The Swanson Hall tribute ceremony will be held at 2:30 p.m. Friday on the east steps of Swanson Hall. Prior to the tribute, please share your memories of Swanson Hall. E-mail your stories to UNMC Today – some will be printed in Friday’s UNMC Today as a tribute to the building.





In May 1947, a staff of 62 doctors was organized under the leadership of Joseph Henske, M.D. By November, community fundraising for the building passed $750,000. In February 1948, an official ribbon cutting was held along with an open house for the public.

In March, with a total cost of $850,000, the 100-bed hospital opened for its first patients, with the first two operations taking place on March 15. In August 1948, Children’s opened its entire north first-floor wing to polio patients – by November, there were nearly 150 patients with varying degrees of the disease.

In 1949, the first iron lung was acquired to treat patients with polio, with a second added in 1952 to deal with the growing number of polio cases.

In 1960, construction began on a $1.3 million addition to the hospital on the west side, along 44th Street. The new wing opened in 1962, increasing the capacity to 135 beds and adding operating rooms, labs and a nursery, as well as a new emergency entrance.

In May 1981, UNMC acquired the building through the Swanson Foundation of Omaha, renaming it Carl and Caroline Swanson Hall. It became home to the Swanson Center for Nutrition, along with UNMC offices and labs.

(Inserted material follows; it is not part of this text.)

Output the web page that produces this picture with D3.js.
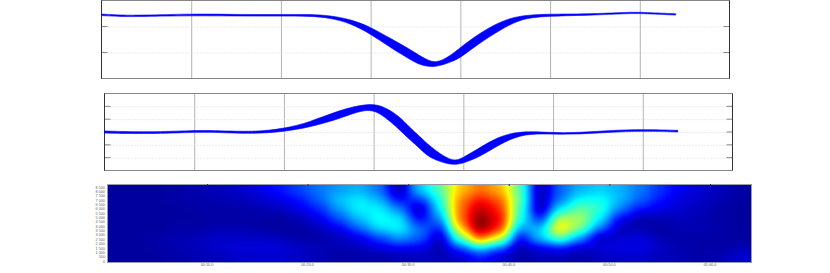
<!DOCTYPE html>
<html>
<head>
<meta charset="utf-8">
<style>
  html, body { margin: 0; padding: 0; background: #fff; }
  svg { display: block; }
  .grid-x line { stroke: #b4b4b4; stroke-width: 1; }
  .grid-y line { stroke: #d8d8d8; stroke-width: 1; stroke-dasharray: 1 2; }
  .tiny text { font-family: "Liberation Sans", sans-serif; font-size: 3.8px; fill: #666; }
</style>
<script src="https://cdn.jsdelivr.net/npm/d3@7"></script>
</head>
<body>
<script>
// top trace
var topX     = [0, 0.21, 0.43, 1, 1.55, 2.01, 2.33, 2.55, 2.78, 3, 3.22, 3.44, 3.56, 3.72, 3.89, 4, 4.19, 4.45, 4.67, 4.93, 5.45, 5.86, 6.01, 6.4];
var topUpper = [2.48, 2.44, 2.43, 2.49, 2.46, 2.46, 2.47, 2.42, 2.27, 1.98, 1.54, 1.12, 0.85, 0.54, 0.88, 1.19, 1.69, 2.21, 2.42, 2.48, 2.48, 2.55, 2.55, 2.49];
var topLower = [2.42, 2.38, 2.38, 2.42, 2.40, 2.40, 2.40, 2.33, 2.12, 1.71, 1.19, 0.73, 0.50, 0.42, 0.63, 0.79, 1.31, 1.88, 2.29, 2.40, 2.43, 2.50, 2.50, 2.44];

// middle trace
var midX     = [0, 0.5, 1, 1.23, 1.67, 2.01, 2.29, 2.62, 2.95, 3.12, 3.29, 3.4, 3.51, 3.62, 3.87, 3.99, 4.18, 4.4, 4.63, 4.88, 5.18, 5.63, 6, 6.39];
var midUpper = [0.08, -0.02, 0.13, 0.12, 0, 0.27, 0.77, 1.72, 2.26, 1.98, 1.21, 0.36, -0.31, -1.08, -2.36, -2.05, -1.23, -0.33, 0.05, 0, -0.1, 0.13, 0.21, 0.13];
var midLower = [-0.08, -0.15, -0.02, -0.02, -0.15, 0.04, 0.38, 1.02, 1.95, 1.21, 0.18, -0.59, -1.23, -2.05, -2.6, -2.46, -1.95, -0.98, -0.21, -0.13, -0.21, -0.02, 0.08, 0];

// spectrogram cells, one row per frequency band (top row first), in percent
var heatRows = [
  [3, 3, 3, 4, 5, 6, 7, 10, 14, 19, 24, 28, 30, 24, 4, 32, 46, 68, 76, 70, 46, 4, 22, 30, 33, 30, 24, 17, 11, 8, 6, 4],
  [3, 3, 3, 4, 4, 5, 6, 7, 10, 14, 22, 32, 36, 30, 12, 18, 40, 74, 86, 78, 48, 4, 24, 38, 39, 31, 22, 14, 9, 7, 5, 3],
  [3, 3, 3, 3, 4, 4, 4, 5, 6, 10, 16, 28, 37, 37, 26, 5, 36, 76, 94, 84, 44, 4, 36, 48, 42, 25, 14, 10, 8, 6, 4, 3],
  [3, 3, 3, 3, 3, 4, 4, 4, 3, 5, 10, 20, 31, 39, 36, 12, 26, 76, 100, 88, 40, 16, 56, 54, 36, 12, 4, 5, 6, 5, 4, 3],
  [3, 3, 3, 4, 4, 5, 5, 4, 3, 3, 6, 11, 22, 34, 38, 24, 14, 66, 100, 84, 28, 32, 66, 50, 24, 5, 5, 3, 5, 5, 4, 3],
  [3, 3, 4, 5, 6, 7, 7, 7, 6, 4, 4, 6, 10, 19, 28, 22, 6, 46, 78, 60, 12, 32, 48, 28, 6, 8, 9, 5, 4, 4, 4, 3],
  [3, 3, 4, 5, 6, 8, 9, 9, 9, 7, 6, 5, 6, 9, 12, 11, 4, 20, 36, 24, 4, 11, 15, 8, 9, 10, 10, 7, 5, 4, 4, 5],
  [3, 3, 3, 4, 5, 6, 7, 8, 8, 7, 5, 4, 4, 4, 5, 6, 5, 7, 14, 8, 4, 5, 5, 4, 6, 7, 7, 6, 5, 4, 5, 8]
];
var heatYLabels = ['0', '500', '1 000', '1 500', '2 000', '2 500', '3 000', '3 500', '4 000', '4 500', '5 000', '5 500', '6 000', '6 500', '7 000', '7 500', '8 000', '8 500'];
var heatXLabels = ['00:10.0', '00:20.0', '00:30.0', '00:40.0', '00:50.0', '01:00.0'];

// jet colour table, sampled every 1/8 of the value range
var jetRed   = [0, 0, 0, 0, 0.5, 1, 1, 1, 0.5];
var jetGreen = [0, 0, 0.5, 1, 1, 1, 0.5, 0, 0];
var jetBlue  = [0.5, 1, 1, 1, 0.5, 0, 0, 0, 0];

var svg = d3.select('body').append('svg')
    .attr('width', 830)
    .attr('height', 273);

var defs = svg.append('defs');

// one panel with a band trace (upper and lower edge of the overlaid runs)
function drawTrace(left, right, top, bottom, yDomain, yTicks, xs, upper, lower) {
    var x = d3.scaleLinear().domain([0, 7]).range([left, right]);
    var y = d3.scaleLinear().domain(yDomain).range([bottom, top]);
    var g = svg.append('g');

    g.append('g').attr('class', 'grid-x')
        .attr('transform', 'translate(0,' + bottom + ')')
        .call(d3.axisBottom(x).tickValues(d3.range(1, 7)).tickSize(top - bottom).tickFormat(''))
        .call(function (s) { s.select('.domain').remove(); });

    g.append('g').attr('class', 'grid-y')
        .attr('transform', 'translate(' + left + ',0)')
        .call(d3.axisRight(y).tickValues(yTicks).tickSize(right - left).tickFormat(''))
        .call(function (s) { s.select('.domain').remove(); });

    // small inward ticks, both sides
    yTicks.forEach(function (v) {
        g.append('line').attr('x1', left).attr('x2', left + 6).attr('y1', y(v)).attr('y2', y(v)).attr('stroke', '#888');
        g.append('line').attr('x1', right - 6).attr('x2', right).attr('y1', y(v)).attr('y2', y(v)).attr('stroke', '#888');
    });

    g.append('rect')
        .attr('x', left).attr('y', top)
        .attr('width', right - left).attr('height', bottom - top)
        .attr('fill', 'none').attr('stroke', '#858585');

    g.append('line').attr('x1', left).attr('x2', left).attr('y1', top).attr('y2', bottom).attr('stroke', '#333');
    g.append('line').attr('x1', right).attr('x2', right).attr('y1', top).attr('y2', bottom).attr('stroke', '#333');

    var band = d3.area()
        .x(function (d) { return x(d); })
        .y0(function (d, i) { return y(lower[i]); })
        .y1(function (d, i) { return y(upper[i]); })
        .curve(d3.curveBasis);

    g.append('path')
        .datum(xs)
        .attr('d', band)
        .attr('fill', '#0000ff')
        .attr('stroke', '#0000ff')
        .attr('stroke-width', 0.6)
        .attr('stroke-linejoin', 'round');
}

drawTrace(101.5, 729.5, 0.5, 78.5, [0, 3], [1, 2], topX, topUpper, topLower);
drawTrace(104.5, 732.5, 93.5, 170.5, [-3, 3], [-2, -1, 0, 1, 2], midX, midUpper, midLower);

// spectrogram
var hLeft = 108, hRight = 751, hTop = 185, hBottom = 262;
var colIdx = d3.range(heatRows[0].length);
var rowIdx = d3.range(heatRows.length);
var hx = d3.scaleBand().domain(colIdx).range([hLeft, hRight]);
var hy = d3.scaleBand().domain(rowIdx).range([hTop, hBottom]);
var grey = d3.scaleLinear().domain([0, 100]).range(['#000000', '#ffffff']);

defs.append('clipPath').attr('id', 'heat-clip')
    .append('rect')
    .attr('x', hLeft).attr('y', hTop)
    .attr('width', hRight - hLeft).attr('height', hBottom - hTop);

// cells are drawn as grey levels, smoothed, then coloured, so the gradient runs through the colormap
var filter = defs.append('filter').attr('id', 'heat-jet')
    .attr('filterUnits', 'userSpaceOnUse')
    .attr('x', hLeft - 60).attr('y', hTop - 60)
    .attr('width', hRight - hLeft + 120).attr('height', hBottom - hTop + 120)
    .attr('color-interpolation-filters', 'sRGB');
filter.append('feGaussianBlur').attr('stdDeviation', '7 4');
var transfer = filter.append('feComponentTransfer');
transfer.append('feFuncR').attr('type', 'table').attr('tableValues', jetRed.join(' '));
transfer.append('feFuncG').attr('type', 'table').attr('tableValues', jetGreen.join(' '));
transfer.append('feFuncB').attr('type', 'table').attr('tableValues', jetBlue.join(' '));

var lastCol = colIdx.length - 1, lastRow = rowIdx.length - 1;
var cells = [];
rowIdx.forEach(function (r) {
    colIdx.forEach(function (c) { cells.push({ r: r, c: c, v: heatRows[r][c] }); });
});

svg.append('g').attr('clip-path', 'url(#heat-clip)')
    .append('g').attr('filter', 'url(#heat-jet)')
    .selectAll('rect')
    .data(cells)
    .enter()
    .append('rect')
    // edge cells run past the frame so the blur does not fade at the border
    .attr('x', function (d) { return hx(d.c) - (d.c === 0 ? 40 : 0); })
    .attr('y', function (d) { return hy(d.r) - (d.r === 0 ? 40 : 0); })
    .attr('width', function (d) { return hx.bandwidth() + (d.c === 0 || d.c === lastCol ? 40 : 0) + 0.5; })
    .attr('height', function (d) { return hy.bandwidth() + (d.r === 0 || d.r === lastRow ? 40 : 0) + 0.5; })
    .attr('shape-rendering', 'crispEdges')
    .attr('fill', function (d) { return grey(d.v); });

svg.append('rect')
    .attr('x', hLeft - 0.5).attr('y', hTop - 0.5)
    .attr('width', hRight - hLeft + 1).attr('height', hBottom - hTop + 1)
    .attr('fill', 'none').attr('stroke', '#9a9aa8');

// tiny tick labels
var ly = d3.scalePoint().domain(d3.range(heatYLabels.length)).range([261.3, 187.3]);
var lx = d3.scalePoint().domain(d3.range(heatXLabels.length)).range([207, 710]);

var labels = svg.append('g').attr('class', 'tiny');
labels.selectAll('.ylab')
    .data(heatYLabels)
    .enter()
    .append('text')
    .attr('class', 'ylab')
    .attr('x', 105)
    .attr('y', function (d, i) { return ly(i) + 1.3; })
    .attr('text-anchor', 'end')
    .text(function (d) { return d; });
labels.selectAll('.xlab')
    .data(heatXLabels)
    .enter()
    .append('text')
    .attr('class', 'xlab')
    .attr('x', function (d, i) { return lx(i); })
    .attr('y', 266)
    .attr('text-anchor', 'middle')
    .text(function (d) { return d; });
labels.selectAll('.xtick')
    .data(heatXLabels)
    .enter()
    .append('line')
    .attr('class', 'xtick')
    .attr('x1', function (d, i) { return lx(i) + 0.5; })
    .attr('x2', function (d, i) { return lx(i) + 0.5; })
    .attr('y1', 184)
    .attr('y2', 186)
    .attr('stroke', '#333');
</script>
</body>
</html>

The Swansons were the founders of Swanson Foods Company, famous for their TV dinners, developed in 1952 and produced here in Omaha.

The philanthropic efforts of the Swansons’ daughter, Gretchen Swanson Velde, made possible the transfer of the former Children’s Hospital building to UNMC. Carl Swanson had been one of the original members of the Children’s Hospital Board of Trustees in 1943.